Clare Belfrage: Contemplating Time Through Delicate Patterns and Organic Blown Glass Forms
Born in Melbourne and based in Adelaide, Australia, artist Clare Belfrage has maintained a distinguished glassblowing practice for over 30 years. Detailed and complex glass drawings on blown glass forms reflect the high-level skill and mastery of the craft that makes her one of the country’s most renowned artists in this medium. Inspired by nature and its various rhythms and energies, Belfrage’s exquisite sculptural objects express her fine attention to detail and interest in the minutiae of the natural world.
Belfrage states: “As an artist, my point of view is often looking from close up. The big feeling that ‘small’ gives me is intimate and powerful. The industry in nature, its rhythm and energy, dramatic and delicate still holds my fascination as does the language and processes of glass.”
With a long involvement in education, Belfrage has lectured in the glass programs at the University of South Australia, Ohio State University and Curtin University, Western Australia. A founding member of blue pony studio in Adelaide, Belfrage played the pivotal role of Creative Director at Canberra Glassworks from 2009 to 2013. She is currently an Adjunct Professor at the University of South Australia and has taught numerous workshops throughout Australia, New Zealand, Japan and the United States.

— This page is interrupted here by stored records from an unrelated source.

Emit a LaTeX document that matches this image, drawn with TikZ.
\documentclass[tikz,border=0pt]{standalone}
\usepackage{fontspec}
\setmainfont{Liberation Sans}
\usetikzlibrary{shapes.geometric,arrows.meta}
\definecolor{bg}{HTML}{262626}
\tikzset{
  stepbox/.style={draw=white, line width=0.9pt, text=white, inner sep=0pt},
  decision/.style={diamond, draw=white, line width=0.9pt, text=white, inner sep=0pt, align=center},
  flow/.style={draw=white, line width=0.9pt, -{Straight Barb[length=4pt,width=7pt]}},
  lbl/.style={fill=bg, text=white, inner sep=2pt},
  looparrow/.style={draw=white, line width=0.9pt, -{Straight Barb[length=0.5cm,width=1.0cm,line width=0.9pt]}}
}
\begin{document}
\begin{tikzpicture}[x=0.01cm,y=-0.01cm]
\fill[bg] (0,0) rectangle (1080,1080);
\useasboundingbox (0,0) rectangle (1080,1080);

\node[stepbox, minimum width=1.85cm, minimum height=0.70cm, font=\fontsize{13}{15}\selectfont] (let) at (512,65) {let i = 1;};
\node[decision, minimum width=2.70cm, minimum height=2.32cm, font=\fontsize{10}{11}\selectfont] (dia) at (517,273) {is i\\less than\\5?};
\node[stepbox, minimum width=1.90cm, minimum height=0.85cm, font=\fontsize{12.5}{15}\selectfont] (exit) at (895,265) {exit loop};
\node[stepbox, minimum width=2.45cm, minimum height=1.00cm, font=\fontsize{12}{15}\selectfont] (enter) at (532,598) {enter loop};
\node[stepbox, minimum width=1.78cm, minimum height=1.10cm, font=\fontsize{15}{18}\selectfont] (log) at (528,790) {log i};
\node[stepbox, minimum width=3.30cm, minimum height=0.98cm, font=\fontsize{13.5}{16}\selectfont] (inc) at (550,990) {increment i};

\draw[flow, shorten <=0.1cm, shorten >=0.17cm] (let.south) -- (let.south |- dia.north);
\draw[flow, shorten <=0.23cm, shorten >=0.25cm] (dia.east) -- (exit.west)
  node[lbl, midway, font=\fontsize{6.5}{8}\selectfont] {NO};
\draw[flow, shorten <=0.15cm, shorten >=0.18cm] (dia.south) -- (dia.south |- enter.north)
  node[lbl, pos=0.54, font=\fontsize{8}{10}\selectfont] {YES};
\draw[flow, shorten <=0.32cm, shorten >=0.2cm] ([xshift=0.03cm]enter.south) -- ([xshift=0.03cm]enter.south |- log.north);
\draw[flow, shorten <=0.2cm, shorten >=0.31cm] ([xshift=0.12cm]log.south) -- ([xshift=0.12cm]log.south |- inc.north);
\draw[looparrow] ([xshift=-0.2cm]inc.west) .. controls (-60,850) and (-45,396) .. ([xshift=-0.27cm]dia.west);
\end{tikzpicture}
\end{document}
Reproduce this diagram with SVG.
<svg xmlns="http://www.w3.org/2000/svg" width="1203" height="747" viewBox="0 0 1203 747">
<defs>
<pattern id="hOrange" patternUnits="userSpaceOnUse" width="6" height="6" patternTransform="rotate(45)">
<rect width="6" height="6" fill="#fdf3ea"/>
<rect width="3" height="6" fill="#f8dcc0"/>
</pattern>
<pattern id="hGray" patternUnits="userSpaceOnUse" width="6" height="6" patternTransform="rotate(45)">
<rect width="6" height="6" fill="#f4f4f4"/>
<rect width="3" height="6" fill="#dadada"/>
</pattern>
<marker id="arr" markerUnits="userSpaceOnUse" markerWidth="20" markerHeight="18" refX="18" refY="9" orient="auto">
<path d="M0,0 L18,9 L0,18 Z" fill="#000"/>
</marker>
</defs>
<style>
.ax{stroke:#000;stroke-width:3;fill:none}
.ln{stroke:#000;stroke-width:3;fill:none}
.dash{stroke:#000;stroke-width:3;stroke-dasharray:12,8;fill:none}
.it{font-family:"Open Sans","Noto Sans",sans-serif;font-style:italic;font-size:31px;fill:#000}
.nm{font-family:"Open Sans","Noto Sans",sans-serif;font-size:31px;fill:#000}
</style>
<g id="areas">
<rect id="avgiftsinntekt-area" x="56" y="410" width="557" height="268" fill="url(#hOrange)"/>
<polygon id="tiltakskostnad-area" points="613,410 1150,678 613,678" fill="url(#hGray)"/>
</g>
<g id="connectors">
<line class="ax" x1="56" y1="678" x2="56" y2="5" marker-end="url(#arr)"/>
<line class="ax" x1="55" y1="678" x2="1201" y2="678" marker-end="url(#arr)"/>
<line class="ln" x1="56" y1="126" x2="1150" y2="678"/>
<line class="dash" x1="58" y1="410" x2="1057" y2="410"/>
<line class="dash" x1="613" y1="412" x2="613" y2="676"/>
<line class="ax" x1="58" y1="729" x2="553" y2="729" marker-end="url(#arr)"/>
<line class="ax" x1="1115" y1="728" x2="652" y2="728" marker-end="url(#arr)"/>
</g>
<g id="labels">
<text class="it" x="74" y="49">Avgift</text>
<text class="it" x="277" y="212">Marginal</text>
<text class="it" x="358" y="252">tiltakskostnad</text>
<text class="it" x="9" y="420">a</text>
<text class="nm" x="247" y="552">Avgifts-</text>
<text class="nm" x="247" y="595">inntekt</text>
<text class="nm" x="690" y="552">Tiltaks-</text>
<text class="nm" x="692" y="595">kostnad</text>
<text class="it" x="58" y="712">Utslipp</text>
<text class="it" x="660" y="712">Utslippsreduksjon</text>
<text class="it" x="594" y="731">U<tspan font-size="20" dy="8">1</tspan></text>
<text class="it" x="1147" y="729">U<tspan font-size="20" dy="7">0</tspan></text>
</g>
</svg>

Belfrage’s work is represented in major public collections including: most of the Australian State Gallery collections, National Gallery of Australia, Canberra, Museum of Arts and Sciences, Sydney, National Art Glass Collection, Wagga Wagga, Corning Museum of Glass, Peabody Essex Museum, Tacoma Museum of Glass and Toledo Museum of Art, USA, Ebeltoft Glass Museum, Denmark, Ernsting Stifltung Glass Museum, Germany, Castello Sforzesco Museum, Italy, Museo do Vidro, Marinha Grande, Portugal and Niijima Glass Museum, Japan.

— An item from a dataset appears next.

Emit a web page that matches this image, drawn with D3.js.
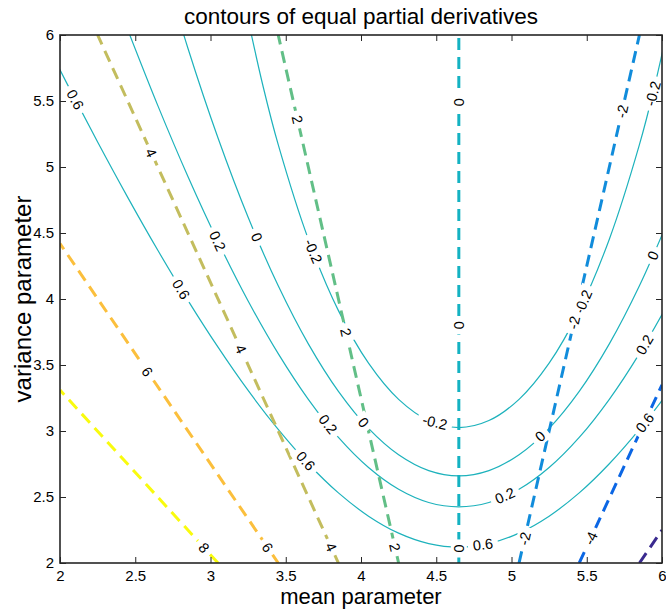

In addition to Australia, Belfrage exhibits regularly in North America, Europe, Hong Kong and New Zealand. Her work was recognized for its innovation and originality in 2005 and 2011 with the Tom Malone Glass Prize presented by the Art Gallery of Western Australia. In 2016, the artist was awarded the inaugural FUSE Glass Prize for Australian and New Zealand glass and in 2018 was selected as the South Australian Living Artist Festival feature artist, becoming the subject of the festival’s annual monograph, Rhythms of Necessity, written by Kay Lawrence and Sera Waters. She was also named JamFactory Icon of 2018, presenting a solo exhibition for a three-year national tour.

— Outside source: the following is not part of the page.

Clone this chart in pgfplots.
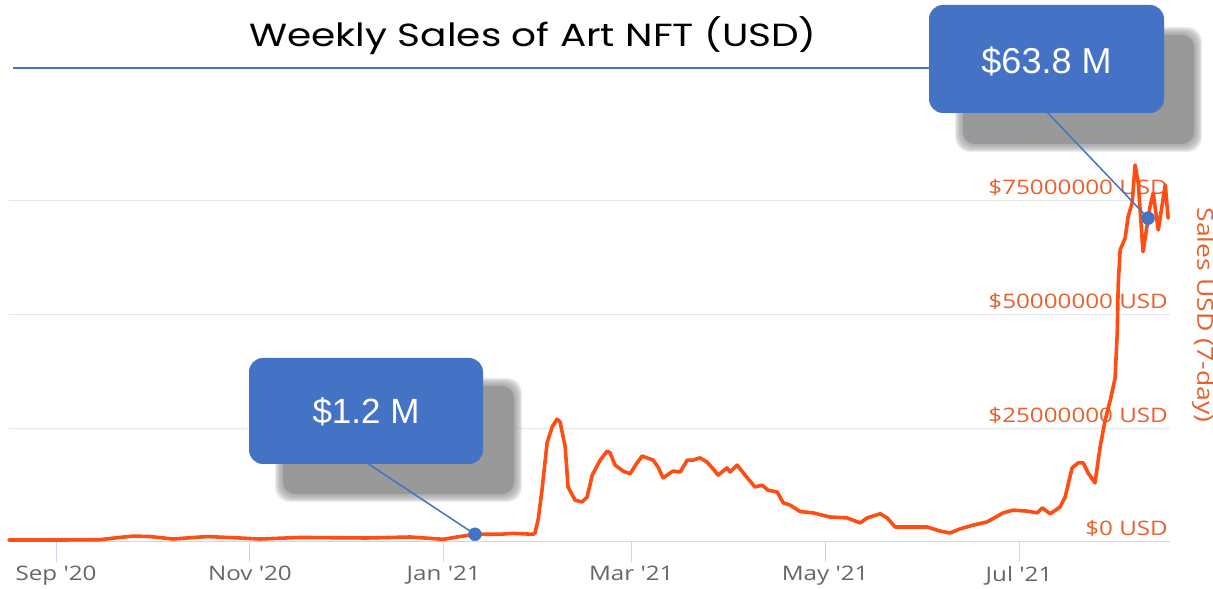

With rounded corners and soothing pastel hues, Belfrage’s uniquely shaped pieces stand out for their delicate patterns drifting over organic forms. Each of these ethereal designs is “drawn” with glass stringers. The sandblasted and pumiced surface creates a satin finish that really helps to draw the viewer into the layers of pattern, which is quite different from what a reflective surface does. Grids made of softly curving white lines, circular slices, and strips of different colors are just a few of the ways she covers her sculptures. The mesmerizing blueprints contrast the pure simplicity of the sculptural shape, which in turn creates visual depth. Although the artist plans carefully and there is a lot of preparation that goes into each piece, she works consciously with the fluid nature of the material and process so the pattern stretches, softens, and opens up – an important aspect of the final piece.
She told Modern Met: “When absorbed by the natural world, the enduring inspiration for my work, part of my experience of wonder is the contemplation of Time – the way Time is described, measured, and held. It can feel frozen or captured, it can feel sped up, dense with energy, it can feel fleeting, and it can feel endless. The rhythms within the natural world that I observe and work to bring into my making, mark out movement through Time, evidence of the life that is lived, expressing growth, aging, shedding, mapping and binding.”
Belfrage is currently completing a two-week residency at the Tweed Regional Gallery in Murwillumbah, NSW, Australia, which will result in a solo exhibition to take place in August 2023. She will be exhibiting with Adrian Sassoon Gallery at the art fair, PAD London Design + Art 2022, October 11 – 16 in Berkeley Square, London, and with Sandra Ainsley Gallery in Toronto from October 27 – 30, 2022. Belfrage will also participate in a three-week residency followed by a solo exhibition at Soneva Fushi Art Glass in the Maldives in December 2022.